Written instruction
Produce an exact transcription of the listing below, omitting the pictures.

## Begin Data excerpt

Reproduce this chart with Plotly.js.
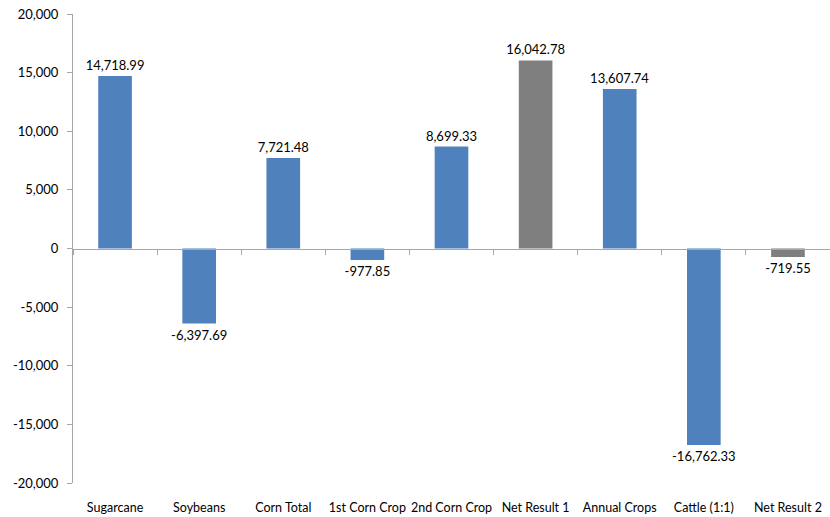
<!DOCTYPE html>
<html>
<head>
<meta charset="utf-8">
<script src="https://cdn.plot.ly/plotly-3.0.1.min.js"></script>
<style>
  html, body { margin: 0; padding: 0; background: #fff; }
  #chart { width: 830px; height: 517px; }
</style>
</head>
<body>
<div id="chart"></div>
<script>
// Categories and results
const categories = ["Sugarcane", "Soybeans", "Corn Total", "1st Corn Crop", "2nd Corn Crop",
                    "Net Result 1", "Annual Crops", "Cattle (1:1)", "Net Result 2"];
const values = [14718.99, -6397.69, 7721.48, -977.85, 8699.33, 16042.78, 13607.74, -16762.33, -719.55];
const isNetResult = [false, false, false, false, false, true, false, false, true];

// Y axis ticks
const yTickVals = [-20000, -15000, -10000, -5000, 0, 5000, 10000, 15000, 20000];
const yTickText = ["-20,000", "-15,000", "-10,000", "-5,000", "0", "5,000", "10,000", "15,000", "20,000"];

const BLUE = "#4F81BD";
const GRAY = "#7F7F7F";
const FONT = "Lato, 'Open Sans', sans-serif";

function fmt(v) {
  const s = Math.abs(v).toLocaleString("en-US", { minimumFractionDigits: 2, maximumFractionDigits: 2 });
  return (v < 0 ? "-" : "") + s;
}

const bars = {
  type: "bar",
  x: categories,
  y: values,
  marker: { color: isNetResult.map(n => n ? GRAY : BLUE), line: { width: 0 } },
  text: values.map(fmt),
  textposition: "outside",
  constraintext: "none",
  cliponaxis: false,
  textfont: { family: FONT, size: 13, color: "#000" },
  hoverinfo: "x+y",
  xaxis: "x",
  yaxis: "y"
};

// Invisible companion trace that carries the zero-line axis
const zeroAxisTrace = {
  type: "bar",
  x: categories,
  y: categories.map(() => 0),
  marker: { color: "rgba(0,0,0,0)" },
  hoverinfo: "skip",
  showlegend: false,
  xaxis: "x2",
  yaxis: "y"
};

const layout = {
  width: 830,
  height: 517,
  margin: { l: 73, r: 0, t: 14, b: 34 },
  paper_bgcolor: "#fff",
  plot_bgcolor: "#fff",
  showlegend: false,
  bargap: 0.6,
  barmode: "overlay",
  font: { family: FONT, size: 13, color: "#000" },
  xaxis: {
    type: "category",
    showline: false,
    showgrid: false,
    zeroline: false,
    ticks: "",
    tickangle: 0,
    ticklabelstandoff: 15,
    tickfont: { family: FONT, size: 12.5, color: "#000" },
    fixedrange: true
  },
  xaxis2: {
    type: "category",
    overlaying: "x",
    matches: "x",
    anchor: "free",
    position: 0.5,
    side: "bottom",
    showline: true,
    linecolor: "#A6A6A6",
    linewidth: 1,
    ticks: "outside",
    tickson: "boundaries",
    ticklen: 5,
    tickcolor: "#A6A6A6",
    showticklabels: false,
    showgrid: false,
    zeroline: false
  },
  yaxis: {
    range: [-20000, 20000],
    tickvals: yTickVals,
    ticktext: yTickText,
    showline: true,
    linecolor: "#A6A6A6",
    linewidth: 1,
    ticks: "outside",
    ticklen: 5,
    tickcolor: "#A6A6A6",
    ticklabelstandoff: 6,
    showgrid: false,
    zeroline: false,
    tickfont: { family: FONT, size: 13, color: "#000" },
    fixedrange: true
  }
};

Plotly.newPlot("chart", [bars, zeroAxisTrace], layout, { displayModeBar: false, staticPlot: true });
</script>
</body>
</html>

## End Data excerpt

Answer for this exercise
Reproduce this chart with Plotly.js.
<!DOCTYPE html>
<html>
<head>
<meta charset="utf-8">
<script src="https://cdn.plot.ly/plotly-3.0.1.min.js"></script>
<style>
  html, body { margin: 0; padding: 0; background: #fff; }
  #chart { width: 830px; height: 517px; }
</style>
</head>
<body>
<div id="chart"></div>
<script>
// Categories and results
const categories = ["Sugarcane", "Soybeans", "Corn Total", "1st Corn Crop", "2nd Corn Crop",
                    "Net Result 1", "Annual Crops", "Cattle (1:1)", "Net Result 2"];
const values = [14718.99, -6397.69, 7721.48, -977.85, 8699.33, 16042.78, 13607.74, -16762.33, -719.55];
const isNetResult = [false, false, false, false, false, true, false, false, true];

// Y axis ticks
const yTickVals = [-20000, -15000, -10000, -5000, 0, 5000, 10000, 15000, 20000];
const yTickText = ["-20,000", "-15,000", "-10,000", "-5,000", "0", "5,000", "10,000", "15,000", "20,000"];

const BLUE = "#4F81BD";
const GRAY = "#7F7F7F";
const FONT = "Lato, 'Open Sans', sans-serif";

function fmt(v) {
  const s = Math.abs(v).toLocaleString("en-US", { minimumFractionDigits: 2, maximumFractionDigits: 2 });
  return (v < 0 ? "-" : "") + s;
}

const bars = {
  type: "bar",
  x: categories,
  y: values,
  marker: { color: isNetResult.map(n => n ? GRAY : BLUE), line: { width: 0 } },
  text: values.map(fmt),
  textposition: "outside",
  constraintext: "none",
  cliponaxis: false,
  textfont: { family: FONT, size: 13, color: "#000" },
  hoverinfo: "x+y",
  xaxis: "x",
  yaxis: "y"
};

// Invisible companion trace that carries the zero-line axis
const zeroAxisTrace = {
  type: "bar",
  x: categories,
  y: categories.map(() => 0),
  marker: { color: "rgba(0,0,0,0)" },
  hoverinfo: "skip",
  showlegend: false,
  xaxis: "x2",
  yaxis: "y"
};

const layout = {
  width: 830,
  height: 517,
  margin: { l: 73, r: 0, t: 14, b: 34 },
  paper_bgcolor: "#fff",
  plot_bgcolor: "#fff",
  showlegend: false,
  bargap: 0.6,
  barmode: "overlay",
  font: { family: FONT, size: 13, color: "#000" },
  xaxis: {
    type: "category",
    showline: false,
    showgrid: false,
    zeroline: false,
    ticks: "",
    tickangle: 0,
    ticklabelstandoff: 15,
    tickfont: { family: FONT, size: 12.5, color: "#000" },
    fixedrange: true
  },
  xaxis2: {
    type: "category",
    overlaying: "x",
    matches: "x",
    anchor: "free",
    position: 0.5,
    side: "bottom",
    showline: true,
    linecolor: "#A6A6A6",
    linewidth: 1,
    ticks: "outside",
    tickson: "boundaries",
    ticklen: 5,
    tickcolor: "#A6A6A6",
    showticklabels: false,
    showgrid: false,
    zeroline: false
  },
  yaxis: {
    range: [-20000, 20000],
    tickvals: yTickVals,
    ticktext: yTickText,
    showline: true,
    linecolor: "#A6A6A6",
    linewidth: 1,
    ticks: "outside",
    ticklen: 5,
    tickcolor: "#A6A6A6",
    ticklabelstandoff: 6,
    showgrid: false,
    zeroline: false,
    tickfont: { family: FONT, size: 13, color: "#000" },
    fixedrange: true
  }
};

Plotly.newPlot("chart", [bars, zeroAxisTrace], layout, { displayModeBar: false, staticPlot: true });
</script>
</body>
</html>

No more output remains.